Au final, si le Tartuffe de Molière ne voulait pas voir, le dévot moderne nous oblige à regarder ce que nous refusons de voir. Comment interpréter autrement le geste de Caroline Fourest brandissant devant les caméras de Sky news et CNN le dernier numéro de Charlie alors que les médias américains avaient tous refusé de montrer la nouvelle représentation ? Ce geste était fait au nom de la liberté d’expression.

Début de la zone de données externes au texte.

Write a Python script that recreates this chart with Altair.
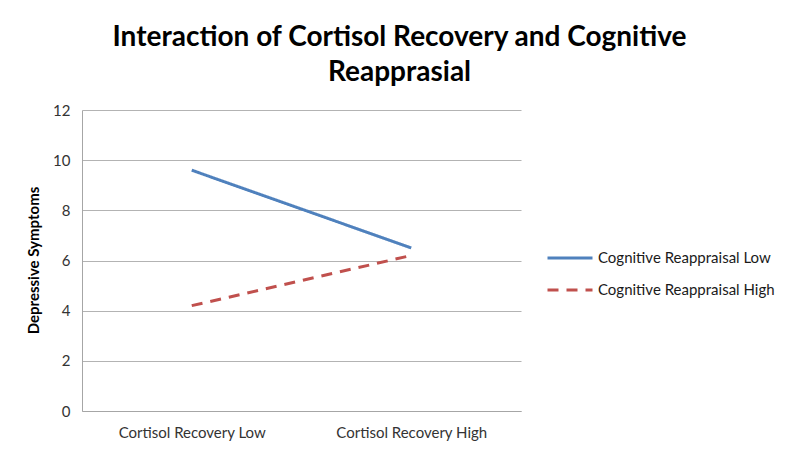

Selon ce raisonnement, refuser de voir le ce dessin revenait donc à nier cette liberté. L’Islam et le Judaïsme partagent cette même tradition de ne pas regarder, de ne pas dévoiler ce qui ne serait être regardé chez l’autre pour ne pas toucher à sa dignité. Là où Cham moque la nudité de son père Noé, Sem et Japhet le couvrent d’un manteau de respect. Devant ces caricatures librement publiées, on peut aussi décider librement de ne pas regarder. Moquer l’Islam iconoclaste empêche aussi de voir combien l’Occident est iconolâtre avec son impératif du tout-regard qui confond transparence et vérité.

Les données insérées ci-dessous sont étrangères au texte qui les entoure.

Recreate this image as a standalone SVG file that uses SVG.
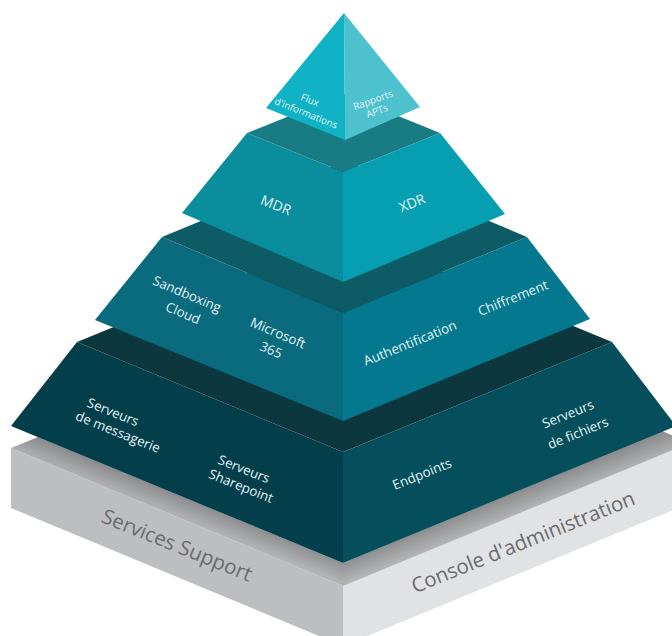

L’affaire des caricatures a illustré aussi, ô combien, la désertion des figures médiatiques de la gauche, intellectuels ou journalistes, loin de la plupart des luttes sociales, au profit d’une poignée de combats dits « sociétaux ». Dans une société idéale, droits sociaux (logement, travail, revenus) s’articulent harmonieusement avec les libertés publiques (liberté d’expression, vote, manifestation). Découpler les uns des autres, c’est se condamner à une forme d’hémiplégie politique. La défense de quelques libertés publiques (le droit de « blasphémer », « caricaturer », « offenser » les musulmans, mais pas celui de porter un voile à l’école ou au travail) ou de quelques « nouveaux droits » (le mariage pour tous, mais plus tellement le droit de vote pour tous), a permis à une gauche résignée à « l’économie folle » – entendons : au capitalisme le plus décomplexé – de se racheter une aura progressiste sur le dos, encore un beau paradoxe, des plus fragiles et exclus de la société. Par rapport au « Je suis Spartacus », mot de révolte des « humiliés et offensés », le « Je suis Charlie » semble bien étriqué."